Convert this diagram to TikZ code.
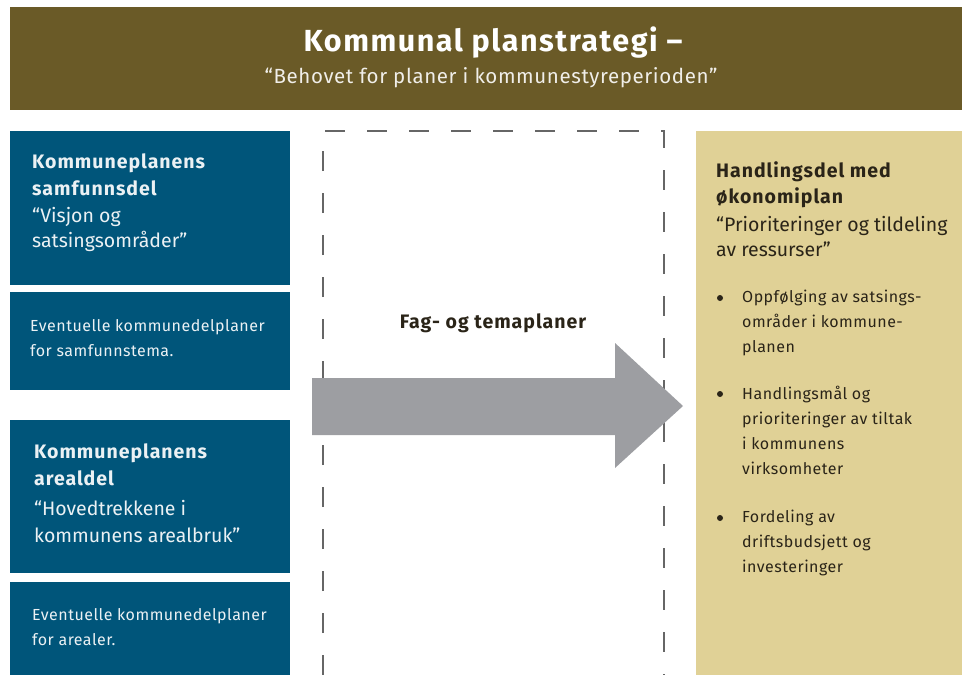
\documentclass[tikz,border=0pt]{standalone}
\usepackage{fontspec}
\setmainfont{Fira Sans}
\newfontfamily\widebf[LetterSpace=5]{Fira Sans}
\newfontfamily\widerm[LetterSpace=3]{Fira Sans}
\usetikzlibrary{positioning}
\definecolor{headcol}{HTML}{6A5A27}
\definecolor{bluecol}{HTML}{00557A}
\definecolor{tancol}{HTML}{E0D196}
\definecolor{arrowcol}{HTML}{9D9EA2}
\definecolor{darktxt}{HTML}{2A2418}

\begin{document}
\begin{tikzpicture}[x=1pt,y=-1pt,
    bluebox/.style={fill=bluecol,draw=none,anchor=north west,minimum width=280pt,inner sep=0pt},
    bluetxt/.style={anchor=north west,align=left,text=white!92!bluecol,inner sep=0pt},
    bigtxt/.style={font=\fontsize{19.5}{27}\selectfont},
    smalltxt/.style={font=\widerm\fontsize{16}{25}\selectfont},
    righttxt/.style={anchor=north west,align=left,text=darktxt,inner sep=0pt,font=\widerm\fontsize{16}{25}\selectfont},
    dot/.style={circle,fill=darktxt,inner sep=0pt,minimum size=6pt}]
        \useasboundingbox (0,0) rectangle (962,675);
        \fill[headcol] (10,7) rectangle (962,110); % header
        \node[text=white,font=\widebf\fontsize{30.5}{36}\selectfont\bfseries] (title) at (493,43) {Kommunal planstrategi –};
        \node[text=white!90!headcol,font=\widerm\fontsize{20.5}{22}\selectfont] (subtitle) at (491,78) {“Behovet for planer i kommunestyreperioden”};
        % left column
        \node[bluebox,minimum height=154pt] (samf) at (10,131) {};
        \node[bluetxt,bigtxt] (samftxt) at (32,153) {{\widebf\bfseries Kommuneplanens}\\{\widebf\bfseries samfunnsdel}\\[0pt]“Visjon og\\[-2pt]satsingsområder”};
        \node[bluebox,minimum height=98pt] (samfdel) at (10,292) {};
        \node[bluetxt,smalltxt] (samfdeltxt) at (30,319) {Eventuelle kommunedelplaner\\for samfunnstema.};
        \node[bluebox,minimum height=153pt] (areal) at (10,420) {};
        \node[bluetxt,bigtxt] (arealtxt) at (34,443) {{\widebf\bfseries Kommuneplanens}\\{\widebf\bfseries arealdel}\\[3pt]“Hovedtrekkene i\\kommunens arealbruk”};
        \node[bluebox,minimum height=93pt] (arealdel) at (10,582) {};
        \node[bluetxt,smalltxt] (arealdeltxt) at (32,608) {Eventuelle kommunedelplaner\\for arealer.};
        % middle
        \draw[gray!80!black,line width=1.3pt,dash pattern=on 20pt off 22pt] (323,675) -- (323,131) -- (664,131) -- (664,675); % dashed frame
        \node[text=darktxt,font=\widebf\fontsize{19.5}{22}\selectfont\bfseries] (fag) at (493,323) {Fag- og temaplaner};
        \coordinate (tail) at (312,406);
        \coordinate (tip) at (683,406);
        \fill[arrowcol] (tail) ++(0,-28) -- (615,378) -- (615,343) -- (tip) -- (615,468) -- (615,435) -- (312,435) -- cycle; % block arrow
        % right column
        \node[fill=tancol,anchor=north west,minimum width=266pt,minimum height=544pt,inner sep=0pt] (handl) at (696,131) {};
        \node[righttxt,font=\fontsize{19.5}{26}\selectfont] (handltxt) at (716,161) {{\widebf\bfseries Handlingsdel med}\\{\widebf\bfseries økonomiplan}\\[2pt]“Prioriteringer og tildeling\\[-1pt]av ressurser”};
        \node[dot] (b1) at (720,298) {};
        \node[righttxt] (t1) at (742,290) {Oppfølging av satsings-\\områder i kommune-\\planen};
        \node[dot] (b2) at (720,394) {};
        \node[righttxt] (t2) at (742,386) {Handlingsmål og\\prioriteringer av tiltak\\i kommunens\\virksomheter};
        \node[dot] (b3) at (720,518) {};
        \node[righttxt] (t3) at (742,510) {Fordeling av\\driftsbudsjett og\\investeringer};
\end{tikzpicture}
\end{document}
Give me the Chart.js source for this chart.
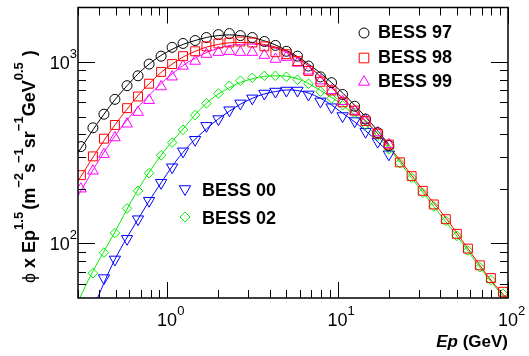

____

> **What the task asks**
Return the material word for word. Pictures are not part of the copy.

> **Completed exercise**
Convert this diagram to TikZ code.
\documentclass[tikz,border=0pt]{standalone}
\usepackage{fontspec}
\setmainfont{Fira Sans}
\newfontfamily\widebf[LetterSpace=5]{Fira Sans}
\newfontfamily\widerm[LetterSpace=3]{Fira Sans}
\usetikzlibrary{positioning}
\definecolor{headcol}{HTML}{6A5A27}
\definecolor{bluecol}{HTML}{00557A}
\definecolor{tancol}{HTML}{E0D196}
\definecolor{arrowcol}{HTML}{9D9EA2}
\definecolor{darktxt}{HTML}{2A2418}

\begin{document}
\begin{tikzpicture}[x=1pt,y=-1pt,
    bluebox/.style={fill=bluecol,draw=none,anchor=north west,minimum width=280pt,inner sep=0pt},
    bluetxt/.style={anchor=north west,align=left,text=white!92!bluecol,inner sep=0pt},
    bigtxt/.style={font=\fontsize{19.5}{27}\selectfont},
    smalltxt/.style={font=\widerm\fontsize{16}{25}\selectfont},
    righttxt/.style={anchor=north west,align=left,text=darktxt,inner sep=0pt,font=\widerm\fontsize{16}{25}\selectfont},
    dot/.style={circle,fill=darktxt,inner sep=0pt,minimum size=6pt}]
        \useasboundingbox (0,0) rectangle (962,675);
        \fill[headcol] (10,7) rectangle (962,110); % header
        \node[text=white,font=\widebf\fontsize{30.5}{36}\selectfont\bfseries] (title) at (493,43) {Kommunal planstrategi –};
        \node[text=white!90!headcol,font=\widerm\fontsize{20.5}{22}\selectfont] (subtitle) at (491,78) {“Behovet for planer i kommunestyreperioden”};
        % left column
        \node[bluebox,minimum height=154pt] (samf) at (10,131) {};
        \node[bluetxt,bigtxt] (samftxt) at (32,153) {{\widebf\bfseries Kommuneplanens}\\{\widebf\bfseries samfunnsdel}\\[0pt]“Visjon og\\[-2pt]satsingsområder”};
        \node[bluebox,minimum height=98pt] (samfdel) at (10,292) {};
        \node[bluetxt,smalltxt] (samfdeltxt) at (30,319) {Eventuelle kommunedelplaner\\for samfunnstema.};
        \node[bluebox,minimum height=153pt] (areal) at (10,420) {};
        \node[bluetxt,bigtxt] (arealtxt) at (34,443) {{\widebf\bfseries Kommuneplanens}\\{\widebf\bfseries arealdel}\\[3pt]“Hovedtrekkene i\\kommunens arealbruk”};
        \node[bluebox,minimum height=93pt] (arealdel) at (10,582) {};
        \node[bluetxt,smalltxt] (arealdeltxt) at (32,608) {Eventuelle kommunedelplaner\\for arealer.};
        % middle
        \draw[gray!80!black,line width=1.3pt,dash pattern=on 20pt off 22pt] (323,675) -- (323,131) -- (664,131) -- (664,675); % dashed frame
        \node[text=darktxt,font=\widebf\fontsize{19.5}{22}\selectfont\bfseries] (fag) at (493,323) {Fag- og temaplaner};
        \coordinate (tail) at (312,406);
        \coordinate (tip) at (683,406);
        \fill[arrowcol] (tail) ++(0,-28) -- (615,378) -- (615,343) -- (tip) -- (615,468) -- (615,435) -- (312,435) -- cycle; % block arrow
        % right column
        \node[fill=tancol,anchor=north west,minimum width=266pt,minimum height=544pt,inner sep=0pt] (handl) at (696,131) {};
        \node[righttxt,font=\fontsize{19.5}{26}\selectfont] (handltxt) at (716,161) {{\widebf\bfseries Handlingsdel med}\\{\widebf\bfseries økonomiplan}\\[2pt]“Prioriteringer og tildeling\\[-1pt]av ressurser”};
        \node[dot] (b1) at (720,298) {};
        \node[righttxt] (t1) at (742,290) {Oppfølging av satsings-\\områder i kommune-\\planen};
        \node[dot] (b2) at (720,394) {};
        \node[righttxt] (t2) at (742,386) {Handlingsmål og\\prioriteringer av tiltak\\i kommunens\\virksomheter};
        \node[dot] (b3) at (720,518) {};
        \node[righttxt] (t3) at (742,510) {Fordeling av\\driftsbudsjett og\\investeringer};
\end{tikzpicture}
\end{document}
Give me the Chart.js source for this chart.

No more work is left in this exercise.